NORTH – Recensione
Negli ultimi anni le case indipendenti hanno realizzato che, per dar vita a una buona idea, basti avere carta e penna, non necessariamente un grande capitale a cui attingere. Il gameplay unico, che fa del poco budget un'ispirazione, e la storia dalla profonda morale sono gli elementi base di ogni videogioco indie che si rispetti. Senza giri di parole, tuttavia, questo non è il caso di NORTH. Vediamo perché.

Non proprio il re del Nord
In NORTH controlleremo un individuo anonimo intento a trovare asilo in una città distorta, abitata da strani esseri dalla inesistente etica morale e dai dubbi costumi. Il nostro protagonista si ritroverà a seguire un modello di vita alieno per far sì che venga accettato dalla strana comunità, svolgendo lavori forzati in miniera sotto l'obbligo dei piani alti o addirittura convertirsi alla loro religione senza poter esercitare libertà di pensiero, come se il tutto fosse un lavaggio del cervello.
Durante lo svolgere delle mansioni imposte, l'individuo scriverà delle lettere a sua sorella per spiegarle le atrocità a cui è costretto a prender parte. Imbucare le lettere alla cassetta sarà l'unico vero spunto di trama, in quanto non esistono dialoghi né vere e proprie spiegazioni. NORTH tratta il tema delicato dell'immigrazione, tematica attuale anche nel nostro Paese, ma lo fa in modo distopico; invece che soffermarsi sull'inferno vissuto dal protagonista, il gioco sfoggia elementi paranormali e psichedelici che prendono il sopravvento e lasciano un messaggio non del tutto chiaro, complice anche il deludente finale.

Tutto d'un fiato!
La prima schermata che appare è un disclaimer; esso spiega che non c'è alcun menù principale né ci saranno salvataggi. Il titolo è fatto per essere giocato in un'unica sessione (che dura all'incirca un'ora), e saremo invitati ad avviarlo solo se avremo abbastanza tempo da dedicargli. NORTH si rivela essere un walking simulator in prima persona. Nessuna azione effettiva da compiere, solo interagire con le porte, con la cassetta delle lettere e con gli NPC. Verremo da subito catapultati in un'avventura horror non proprio spaventosa, quanto piuttosto inquietante.
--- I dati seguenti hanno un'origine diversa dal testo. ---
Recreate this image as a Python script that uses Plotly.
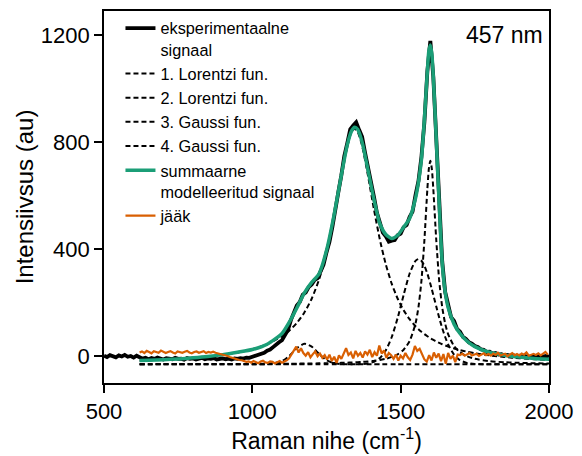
import plotly.graph_objects as go

# Raman shift axis for the measured spectrum (cm-1)
x_exp = list(range(500, 2001, 10))
# measured intensity (au)
y_exp = [
    2, -3, 4, 0, -4, 3, -1, 5, -2, 1,
    -5, 2, -4, -9, -6, -11, -7, -10, -5, -9,
    -12, -7, -8, -11, -6, -10, -9, -13, -7, -10,
    -8, -12, -9, -6, -11, -8, -10, -7, -12, -9,
    -8, -11, -9, -12, -8, -10, -7, -9, -5, -6,
    -2, 3, 5, 10, 13, 21, 25, 34, 41, 52,
    60, 80, 98, 135, 162, 190, 203, 230, 238, 258,
    268, 285, 292, 315, 342, 388, 428, 484, 540, 614,
    676, 748, 796, 848, 862, 874, 846, 820, 760, 710,
    645, 595, 536, 498, 462, 448, 428, 432, 434, 452,
    458, 482, 490, 520, 540, 602, 655, 745, 875, 1065,
    1178, 1045, 815, 560, 355, 240, 190, 146, 132, 102,
    92, 72, 65, 52, 47, 38, 35, 26, 24, 16,
    17, 10, 12, 6, 8, 3, 5, 1, 4, -2,
    2, -3, 1, -4, 0, -2, 2, -5, -1, 1, -2,
]

# fit range sampling (cm-1)
x_fit = [620, 650, 700, 750, 800, 850, 900, 950, 1000,
         1050, 1100, 1125, 1150, 1175, 1200, 1225, 1250, 1275, 1300,
         1320, 1335, 1345, 1355, 1370, 1390, 1410, 1430, 1450, 1470,
         1490, 1510, 1530, 1550, 1560, 1570, 1580, 1590, 1595, 1600,
         1605, 1610, 1620, 1630, 1640, 1650, 1660, 1680, 1700, 1725,
         1750, 1800, 1850, 1900, 1950, 2000]

lorentz1 = [-16.6, -15.5, -13.2, -10.3, -6.6, -1.8, 4.6, 13.4, 26.1,
            44.9, 74.6, 96.2, 124.5, 162.6, 214.7, 286.8, 386.2, 518.3, 674,
            787, 839.3, 850, 839.3, 787, 674, 548.3, 435.1, 342.7, 270.4,
            214.7, 171.8, 138.4, 112.2, 101.2, 91.4, 82.6, 74.6, 71.0, 67.5,
            64.2, 61.0, 55.1, 49.8, 44.9, 40.5, 36.4, 29.2, 23.1, 16.7,
            11.4, 3.1, -2.9, -7.5, -10.9, -13.7]

lorentz2 = [-29.5, -29.5, -29.4, -29.3, -29.3, -29.2, -29.0, -28.9, -28.7,
            -28.4, -28.1, -27.9, -27.7, -27.4, -27.0, -26.6, -26.1, -25.5, -24.8,
            -24.0, -23.3, -22.8, -22.2, -21.1, -19.4, -17.1, -13.9, -9.5, -2.4,
            7.3, 24.4, 56.0, 122, 183.5, 281.5, 433.4, 625.2, 700.8, 730,
            700.8, 625.2, 433.4, 281.5, 183.5, 122, 82.4, 37.6, 14.7, -0.8,
            -9.5, -18.3, -22.5, -24.8, -26.1, -27.0]

gauss3 = [-30, -30, -30, -30, -30, -30, -30, -30, -30,
          -30, -30, -30, -30, -30, -30, -30, -30, -30, -30,
          -30, -30, -29.8, -29.6, -29.0, -26.8, -20.8, -6.5, 22.3, 71.9,
          143.7, 229.1, 308.3, 356.5, 363, 356.5, 337.6, 308.3, 290.4, 271.0,
          250.4, 229.1, 185.7, 143.7, 105.3, 71.9, 44.2, 5.7, -15.0, -25.8,
          -29.0, -30, -30, -30, -30, -30]

gauss4 = [-30, -30, -30, -30, -30, -30, -30, -30, -30,
          -29.5, -18.5, 2.0, 30.3, 46.8, 36.2, 8.6, -14.8, -25.9, -29.3,
          -29.9, -30, -30, -30, -30, -30, -30, -30, -30, -30,
          -30, -30, -30, -30, -30, -30, -30, -30, -30, -30,
          -30, -30, -30, -30, -30, -30, -30, -30, -30, -30,
          -30, -30, -30, -30, -30, -30]

model_sum = [-16, -15, -13, -10, -6, -1, 6, 15, 25,
             45, 85, 128, 180, 236, 276, 308, 395, 525, 676,
             790, 843, 856, 848, 800, 695, 585, 495, 455, 440,
             452, 482, 515, 590, 650, 735, 885, 1065, 1140, 1163,
             1130, 1045, 810, 565, 350, 240, 182, 120, 85, 55,
             36, 14, 4, -3, -8, -11]

# residual sampling (cm-1) and residual values
x_res = list(range(620, 2000, 8))
residual = [
    14, 18, 12, 20, 16, 11, 19, 15, 13, 21, 17, 12, 16, 19, 14, 10, 18,
    15, 13, 17, 20, 14, 11, 16, 18, 13, 15, 19, 12, 16, 14, 17, 13,
    11, 9, 6, 3, 1, -3, -6, -9, -11, -14, -15,
    -17, -21, -19, -24, -18, -22, -26, -20, -17, -23, -25, -19, -21, -27,
    -22, -18, -24, -20, -15,
    -8, 5, 22, 36, 14, 30,
    12, 2, 15, -4, 8, 18, 0, 10, -6,
    4, -12, 6, -18, -2, -25, 3, -10, 8,
    30, 5, 14, -8, 20, 2, 12, -5, 18, 6, 24, -3,
    15, 2, 40, 10, 22, -6, 12, 4,
    -10, 6, -16, 2, -8, 12, -4, -14, 6,
    38, 20, 28, 5,
    -12, -20, 4, -16, 14, -6, 10,
    -18, 8, -28, 12, -10, 2, -22, 6,
    4, 10, 2, 8, 12, 3, 6, 9, 1, 7, 11, 4, 8, 2, 10, 5, 13, 3, 7,
    9, 0, 6, 12, 4, 8, 3, 10, 6, 14, 2, 7, 9, 5, 11, 3, 8, 16, 6,
]

GREEN = "#1b9e77"
ORANGE = "#d95f02"
DASH = "5px,3px"

fig = go.Figure()
fig.add_trace(go.Scatter(x=x_exp, y=y_exp, mode="lines",
                         name="eksperimentaalne<br>signaal",
                         line=dict(color="black", width=3.8)))
for name, ys in [("1. Lorentzi fun.", lorentz1),
                 ("2. Lorentzi fun.", lorentz2),
                 ("3. Gaussi fun.", gauss3),
                 ("4. Gaussi fun.", gauss4)]:
    fig.add_trace(go.Scatter(x=x_fit, y=ys, mode="lines", name=name,
                             line=dict(color="black", width=2, dash=DASH,
                                       shape="spline", smoothing=0.6)))
fig.add_trace(go.Scatter(x=x_fit, y=model_sum, mode="lines",
                         name="summaarne<br>modelleeritud signaal",
                         line=dict(color=GREEN, width=3.5,
                                   shape="spline", smoothing=0.6)))
fig.add_trace(go.Scatter(x=x_res, y=residual, mode="lines", name="jääk",
                         line=dict(color=ORANGE, width=2.2)))

font_family = "Liberation Sans, Arial, sans-serif"
fig.update_layout(
    width=582, height=456,
    margin=dict(l=104, r=29, t=9, b=73),
    paper_bgcolor="white", plot_bgcolor="white",
    font=dict(family=font_family, color="black"),
    showlegend=True,
    legend=dict(x=0.037, y=1.0, xanchor="left", yanchor="top",
                bgcolor="rgba(0,0,0,0)", font=dict(size=16.3),
                valign="top", tracegroupgap=0),
    annotations=[dict(text="457 nm", x=0.99, y=0.935, xref="paper",
                      yref="paper", xanchor="right", yanchor="middle",
                      showarrow=False, font=dict(size=23))],
)
fig.update_xaxes(range=[500, 2000], tickvals=[500, 1000, 1500, 2000],
                 ticks="outside", ticklen=8, tickwidth=1.5, tickcolor="black",
                 showline=True, linecolor="black", linewidth=1.8, mirror=True,
                 showgrid=False, zeroline=False, tickfont=dict(size=22),
                 title=dict(text="Raman nihe (cm<sup>-1</sup>)",
                            font=dict(size=23), standoff=2))
fig.update_yaxes(range=[-100, 1290], tickvals=[0, 400, 800, 1200],
                 ticks="outside", ticklen=8, tickwidth=1.5, tickcolor="black",
                 showline=True, linecolor="black", linewidth=1.8, mirror=True,
                 showgrid=False, zeroline=False, tickfont=dict(size=22),
                 title=dict(text="Intensiivsus (au)", font=dict(size=24),
                            standoff=0))

fig.write_html("out.html")
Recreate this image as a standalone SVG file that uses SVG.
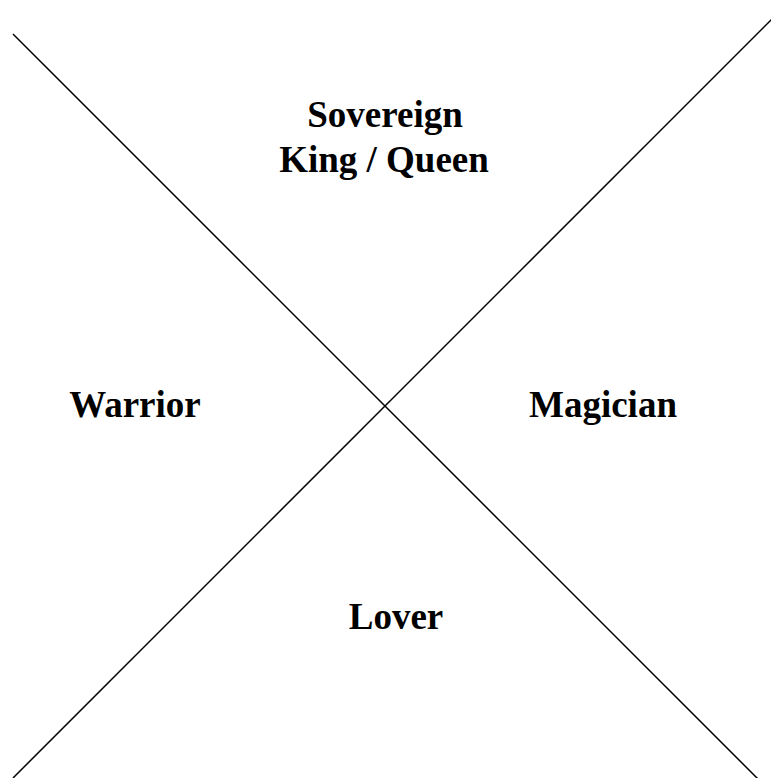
<svg xmlns="http://www.w3.org/2000/svg" width="771" height="778" viewBox="0 0 771 778">
  <style>
    .lbl { font-family: "Liberation Serif", "Times New Roman", serif; font-weight: bold; font-size: 37px; fill: #000; text-anchor: middle; }
    .ln { stroke: #000; stroke-width: 1.5; fill: none; }
  </style>
  <rect width="771" height="778" fill="#fff"/>
  <g id="connectors">
    <line class="ln" x1="13" y1="34" x2="758" y2="779"/>
    <line class="ln" x1="772" y1="19" x2="13" y2="778"/>
  </g>
  <g id="sovereign">
    <text class="lbl" x="385" y="127">Sovereign</text>
    <text class="lbl" x="384" y="172">King / Queen</text>
  </g>
  <g id="warrior">
    <text class="lbl" x="135" y="417">Warrior</text>
  </g>
  <g id="magician">
    <text class="lbl" x="603" y="417">Magician</text>
  </g>
  <g id="lover">
    <text class="lbl" x="396" y="629">Lover</text>
  </g>
</svg>
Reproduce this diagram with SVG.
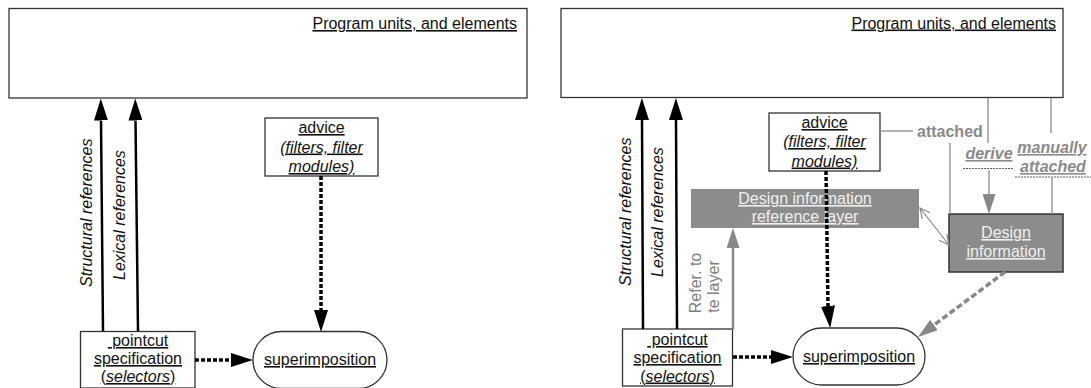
<svg xmlns="http://www.w3.org/2000/svg" width="1091" height="388" viewBox="0 0 1091 388">
<style>
text{font-family:"Liberation Sans",Arial,sans-serif;font-size:16px;fill:#111}
.u{text-decoration:underline}
.i{font-style:italic}
.m{text-anchor:middle}
.box{fill:#fff;stroke:#333;stroke-width:1.3}
.gbox{fill:#8c8c8c}
.dbox{fill:#8c8c8c;stroke:#333;stroke-width:1.5}
.wt{fill:#f0f0f0}
.gt{fill:#8a8a8a;font-weight:bold}
.rt{fill:#808080;font-size:16px}
.solid{stroke:#000;stroke-width:2.5;fill:none}
.dot{stroke:#000;stroke-width:3.5;stroke-dasharray:4 2;fill:none}
.gl{stroke:#9a9a9a;stroke-width:1.5;fill:none}
.gs{stroke:#888;stroke-width:2.5;fill:none}
.gd{stroke:#888;stroke-width:3.5;stroke-dasharray:6 3;fill:none}
.thin{stroke:#888;stroke-width:1.2;fill:none}
.ul{stroke:#333;stroke-width:0.8;stroke-dasharray:2 1;fill:none}
</style>
<defs>
<marker id="ab" markerUnits="userSpaceOnUse" markerWidth="22" markerHeight="14" refX="0" refY="7" orient="auto"><path d="M0,0 L22,7 L0,14 z" fill="#000"/></marker>
<marker id="ag" markerUnits="userSpaceOnUse" markerWidth="20" markerHeight="13" refX="0" refY="6.5" orient="auto"><path d="M0,0 L20,6.5 L0,13 z" fill="#888"/></marker>
<marker id="ao" markerUnits="userSpaceOnUse" markerWidth="12" markerHeight="12" refX="11" refY="6" orient="auto-start-reverse"><path d="M1,1 L11,6 L1,11" fill="none" stroke="#888" stroke-width="1.2"/></marker>
</defs>

<!-- LEFT PANEL -->
<g id="L-program">
<rect class="box" x="9" y="8.5" width="518" height="89.5"/>
<text class="u" x="517" y="29" text-anchor="end">Program units, and elements</text>
</g>
<g id="L-advice">
<rect class="box" x="265" y="118" width="113" height="58"/>
<text class="u m" x="321.5" y="133">advice</text>
<text class="u i m" x="321.5" y="152.5">(filters, filter</text>
<text class="u i m" x="321.5" y="172">modules)</text>
</g>
<g id="L-pointcut">
<rect class="box" x="80.5" y="331.5" width="114.5" height="56.5"/>
<text class="u m" x="138" y="346">&#160;pointcut</text>
<text class="u m" x="138" y="364">specification</text>
<text class="u m" x="138" y="382">(<tspan class="i">selectors</tspan>)</text>
</g>
<g id="L-superimposition">
<rect class="box" x="253" y="331.5" width="134" height="57" rx="28.5"/>
<text class="u m" x="320" y="365">superimposition</text>
</g>
<g id="L-connectors">
<line class="solid" x1="103" y1="331" x2="101" y2="120.5" marker-end="url(#ab)"/>
<line class="solid" x1="138" y1="331" x2="135.5" y2="120.5" marker-end="url(#ab)"/>
<text class="i" transform="translate(91.5,287) rotate(-90)">Structural references</text>
<text class="i" transform="translate(125,280) rotate(-90)">Lexical references</text>
<line class="dot" x1="321" y1="176" x2="321" y2="310"/>
<line x1="321" y1="309" x2="321" y2="310" stroke="none" marker-end="url(#ab)"/>
<line class="dot" x1="195" y1="360" x2="231" y2="360"/>
<line x1="230" y1="360" x2="231" y2="360" stroke="none" marker-end="url(#ab)"/>
</g>

<!-- RIGHT PANEL -->
<g id="R-program">
<rect class="box" x="561" y="8.5" width="502" height="89"/>
<text class="u" x="1056" y="28.5" text-anchor="end">Program units, and elements</text>
</g>
<g id="R-advice">
<rect class="box" x="769" y="113" width="111" height="58"/>
<text class="u m" x="824.5" y="128">advice</text>
<text class="u i m" x="824.5" y="147">(filters, filter</text>
<text class="u i m" x="824.5" y="166.5">modules)</text>
</g>
<g id="R-layer">
<rect class="gbox" x="691" y="189" width="228" height="39"/>
<text class="u m wt" x="805" y="204">Design information</text>
<text class="u m wt" x="805" y="222">reference layer</text>
</g>
<g id="R-design">
<rect class="dbox" x="949" y="214" width="114" height="58"/>
<text class="u m wt" x="1006" y="238">Design</text>
<text class="u m wt" x="1006" y="257">information</text>
</g>
<g id="R-pointcut">
<rect class="box" x="622.5" y="329" width="110" height="57"/>
<text class="u m" x="677.5" y="345">&#160;pointcut</text>
<text class="u m" x="677.5" y="363">specification</text>
<text class="u m" x="677.5" y="381.5">(<tspan class="i">selectors</tspan>)</text>
</g>
<g id="R-superimposition">
<rect class="box" x="793" y="328" width="132" height="57" rx="28.5"/>
<text class="u m" x="859" y="362">superimposition</text>
</g>
<g id="R-connectors">
<line class="solid" x1="643" y1="329" x2="642" y2="120" marker-end="url(#ab)"/>
<line class="solid" x1="677" y1="329" x2="676" y2="120" marker-end="url(#ab)"/>
<text class="i" transform="translate(631,286) rotate(-90)">Structural references</text>
<text class="i" transform="translate(663,277) rotate(-90)">Lexical references</text>
<line class="gs" x1="733" y1="329" x2="733" y2="248" marker-end="url(#ag)"/>
<text class="rt m" transform="translate(701,283) rotate(-90)">Refer. to</text>
<text class="rt m" transform="translate(718.5,286.5) rotate(-90)">te layer</text>
<line class="dot" x1="826" y1="171" x2="828" y2="306"/>
<line x1="827.9" y1="305" x2="828" y2="306" stroke="none" marker-end="url(#ab)"/>
<line class="dot" x1="733" y1="357" x2="771" y2="357"/>
<line x1="770" y1="357" x2="771" y2="357" stroke="none" marker-end="url(#ab)"/>
<line class="thin" x1="920" y1="208" x2="949" y2="245" marker-start="url(#ao)" marker-end="url(#ao)"/>
<line class="gd" x1="1005" y1="272" x2="934" y2="325"/>
<line x1="934.8" y1="324.4" x2="934" y2="325" stroke="none" marker-end="url(#ag)"/>
<line class="gl" x1="880" y1="131" x2="913" y2="131"/>
<text class="gt" x="917" y="137">attached</text>
<line class="gl" x1="950" y1="143" x2="950" y2="214"/>
<line class="gl" x1="988" y1="98" x2="988" y2="143"/>
<text class="gt i u m" x="989" y="159">derive</text>
<line class="ul" x1="963" y1="168.5" x2="1013" y2="168.5"/>
<line class="gl" x1="989" y1="170" x2="989" y2="194" marker-end="url(#ag)"/>
<line class="gl" x1="1051" y1="98" x2="1051" y2="133"/>
<text class="gt i u m" x="1052" y="153">manually</text>
<text class="gt i u m" x="1053" y="172">attached</text>
<line class="ul" x1="1015" y1="177" x2="1091" y2="177"/>
<line class="gl" x1="1052" y1="178" x2="1052" y2="214"/>
</g>
</svg>
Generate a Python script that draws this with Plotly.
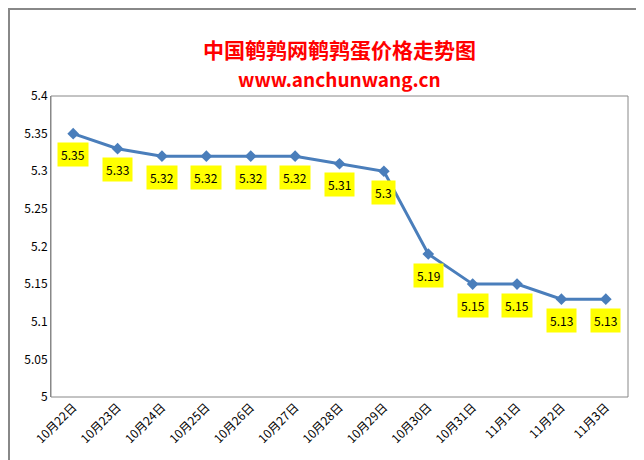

Nessun jumpscare o situazioni spaventose; il gioco si limita a cercare di trasmettere irrequietezza, senso di ansia e smarrimento grazie all'ambiente che circonda il giocatore, anche se diviso in sole tre sezioni una più piccola dell'altra. Segnaliamo, oltre alla sciagurata classificazione del PEGI, un paio di lunghe scene da crisi epilettiche (che partono di punto in bianco, tra l'altro) impossibili da saltare, avvertenza che manca nel disclaimer: se soffrite di epilessia, evitate l'acquisto.
Per alimentare il senso di spaesamento, non ci verrà quasi mai spiegato il nostro prossimo obiettivo. L'unico modo per scoprire come affrontare i puzzle, se così si possono definire, è tornare macchinosamente indietro (scelta discutibile a livello narrativo) dopo aver visto l'enigma in questione e metterci in cerca di una cassetta della posta per imbucare una lettera indirizzata a nostra sorella, nella quale saranno scritti i pensieri del protagonista che fungeranno da consiglio, lettera che non potremo mai più leggere una volta inviata.